Retype only what runs from the first line of the listing to the line holding "(depthmap.north -| d1) -- (d1);", both included. Do not retype the pictures.
>>>>
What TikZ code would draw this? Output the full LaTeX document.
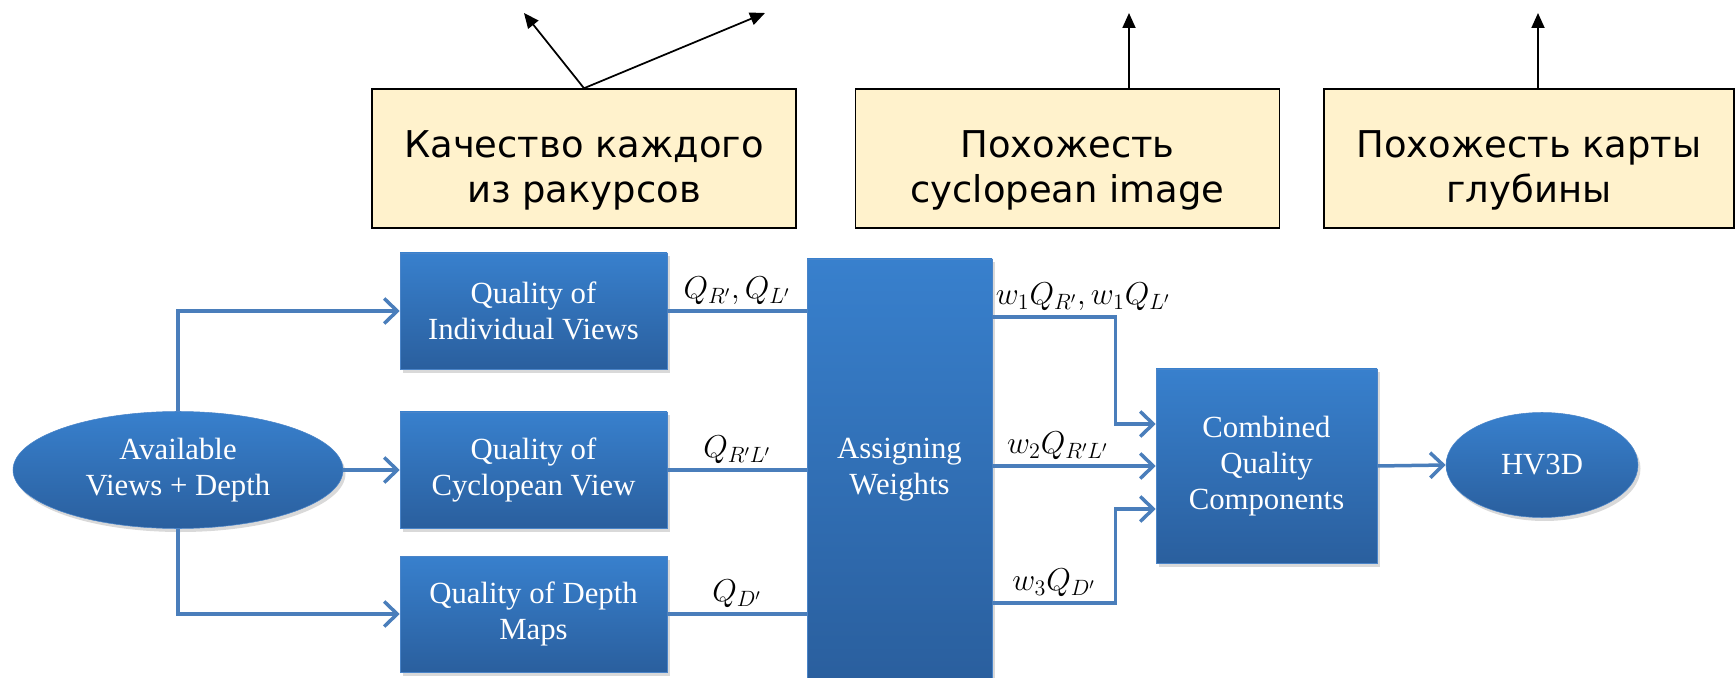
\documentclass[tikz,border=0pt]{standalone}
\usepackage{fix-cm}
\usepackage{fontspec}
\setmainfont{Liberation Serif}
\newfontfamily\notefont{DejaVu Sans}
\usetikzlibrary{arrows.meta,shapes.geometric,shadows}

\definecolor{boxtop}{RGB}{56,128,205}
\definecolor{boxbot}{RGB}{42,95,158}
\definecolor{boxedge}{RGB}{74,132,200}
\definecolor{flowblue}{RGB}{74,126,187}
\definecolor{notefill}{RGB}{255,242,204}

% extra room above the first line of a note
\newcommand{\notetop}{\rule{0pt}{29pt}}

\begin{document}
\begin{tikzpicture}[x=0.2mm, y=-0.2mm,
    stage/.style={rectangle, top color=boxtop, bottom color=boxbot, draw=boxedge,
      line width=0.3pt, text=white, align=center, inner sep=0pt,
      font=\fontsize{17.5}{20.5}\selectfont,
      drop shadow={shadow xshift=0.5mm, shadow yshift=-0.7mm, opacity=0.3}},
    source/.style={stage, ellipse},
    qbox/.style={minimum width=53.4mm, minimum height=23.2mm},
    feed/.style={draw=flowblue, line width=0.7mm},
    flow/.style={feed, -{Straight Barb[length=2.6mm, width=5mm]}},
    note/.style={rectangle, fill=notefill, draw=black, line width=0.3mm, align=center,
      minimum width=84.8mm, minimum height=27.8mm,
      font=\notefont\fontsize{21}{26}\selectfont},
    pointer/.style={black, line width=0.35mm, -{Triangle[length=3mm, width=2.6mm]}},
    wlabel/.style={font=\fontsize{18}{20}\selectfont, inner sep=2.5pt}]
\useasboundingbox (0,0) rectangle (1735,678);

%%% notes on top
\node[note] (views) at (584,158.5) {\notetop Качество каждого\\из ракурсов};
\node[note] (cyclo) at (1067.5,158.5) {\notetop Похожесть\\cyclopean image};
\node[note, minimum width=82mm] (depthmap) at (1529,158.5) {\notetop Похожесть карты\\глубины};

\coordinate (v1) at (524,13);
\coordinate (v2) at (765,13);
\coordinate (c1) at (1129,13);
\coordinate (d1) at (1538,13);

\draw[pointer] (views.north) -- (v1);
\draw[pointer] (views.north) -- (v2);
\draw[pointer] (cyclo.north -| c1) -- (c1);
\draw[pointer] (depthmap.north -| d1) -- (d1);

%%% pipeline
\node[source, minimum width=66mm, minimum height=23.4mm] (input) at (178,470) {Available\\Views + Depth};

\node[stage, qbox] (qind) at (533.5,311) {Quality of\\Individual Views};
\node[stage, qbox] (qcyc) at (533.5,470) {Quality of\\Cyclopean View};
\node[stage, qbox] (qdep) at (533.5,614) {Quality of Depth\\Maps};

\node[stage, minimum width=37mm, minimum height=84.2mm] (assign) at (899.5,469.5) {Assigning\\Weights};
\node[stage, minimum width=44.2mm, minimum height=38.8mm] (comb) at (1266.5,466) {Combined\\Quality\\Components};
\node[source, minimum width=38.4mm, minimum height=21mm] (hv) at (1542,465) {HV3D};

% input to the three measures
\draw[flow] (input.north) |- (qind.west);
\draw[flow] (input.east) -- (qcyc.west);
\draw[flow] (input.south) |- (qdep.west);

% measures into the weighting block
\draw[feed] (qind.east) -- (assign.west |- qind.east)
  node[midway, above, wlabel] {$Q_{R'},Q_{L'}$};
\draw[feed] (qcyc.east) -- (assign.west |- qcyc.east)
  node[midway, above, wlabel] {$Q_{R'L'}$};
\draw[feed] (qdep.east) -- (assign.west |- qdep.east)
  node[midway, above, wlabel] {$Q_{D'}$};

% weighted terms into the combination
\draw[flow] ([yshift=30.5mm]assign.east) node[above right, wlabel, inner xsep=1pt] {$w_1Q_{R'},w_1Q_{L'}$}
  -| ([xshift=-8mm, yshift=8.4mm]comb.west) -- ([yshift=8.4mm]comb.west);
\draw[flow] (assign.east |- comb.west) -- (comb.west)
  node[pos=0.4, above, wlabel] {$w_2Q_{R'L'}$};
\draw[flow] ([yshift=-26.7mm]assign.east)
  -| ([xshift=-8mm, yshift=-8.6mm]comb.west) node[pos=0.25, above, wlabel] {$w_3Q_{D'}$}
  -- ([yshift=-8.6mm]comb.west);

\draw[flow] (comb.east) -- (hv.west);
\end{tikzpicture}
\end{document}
<<<<
### The reply
What TikZ code would draw this? Output the full LaTeX document.
\documentclass[tikz,border=0pt]{standalone}
\usepackage{fix-cm}
\usepackage{fontspec}
\setmainfont{Liberation Serif}
\newfontfamily\notefont{DejaVu Sans}
\usetikzlibrary{arrows.meta,shapes.geometric,shadows}

\definecolor{boxtop}{RGB}{56,128,205}
\definecolor{boxbot}{RGB}{42,95,158}
\definecolor{boxedge}{RGB}{74,132,200}
\definecolor{flowblue}{RGB}{74,126,187}
\definecolor{notefill}{RGB}{255,242,204}

% extra room above the first line of a note
\newcommand{\notetop}{\rule{0pt}{29pt}}

\begin{document}
\begin{tikzpicture}[x=0.2mm, y=-0.2mm,
    stage/.style={rectangle, top color=boxtop, bottom color=boxbot, draw=boxedge,
      line width=0.3pt, text=white, align=center, inner sep=0pt,
      font=\fontsize{17.5}{20.5}\selectfont,
      drop shadow={shadow xshift=0.5mm, shadow yshift=-0.7mm, opacity=0.3}},
    source/.style={stage, ellipse},
    qbox/.style={minimum width=53.4mm, minimum height=23.2mm},
    feed/.style={draw=flowblue, line width=0.7mm},
    flow/.style={feed, -{Straight Barb[length=2.6mm, width=5mm]}},
    note/.style={rectangle, fill=notefill, draw=black, line width=0.3mm, align=center,
      minimum width=84.8mm, minimum height=27.8mm,
      font=\notefont\fontsize{21}{26}\selectfont},
    pointer/.style={black, line width=0.35mm, -{Triangle[length=3mm, width=2.6mm]}},
    wlabel/.style={font=\fontsize{18}{20}\selectfont, inner sep=2.5pt}]
\useasboundingbox (0,0) rectangle (1735,678);

%%% notes on top
\node[note] (views) at (584,158.5) {\notetop Качество каждого\\из ракурсов};
\node[note] (cyclo) at (1067.5,158.5) {\notetop Похожесть\\cyclopean image};
\node[note, minimum width=82mm] (depthmap) at (1529,158.5) {\notetop Похожесть карты\\глубины};

\coordinate (v1) at (524,13);
\coordinate (v2) at (765,13);
\coordinate (c1) at (1129,13);
\coordinate (d1) at (1538,13);

\draw[pointer] (views.north) -- (v1);
\draw[pointer] (views.north) -- (v2);
\draw[pointer] (cyclo.north -| c1) -- (c1);
\draw[pointer] (depthmap.north -| d1) -- (d1);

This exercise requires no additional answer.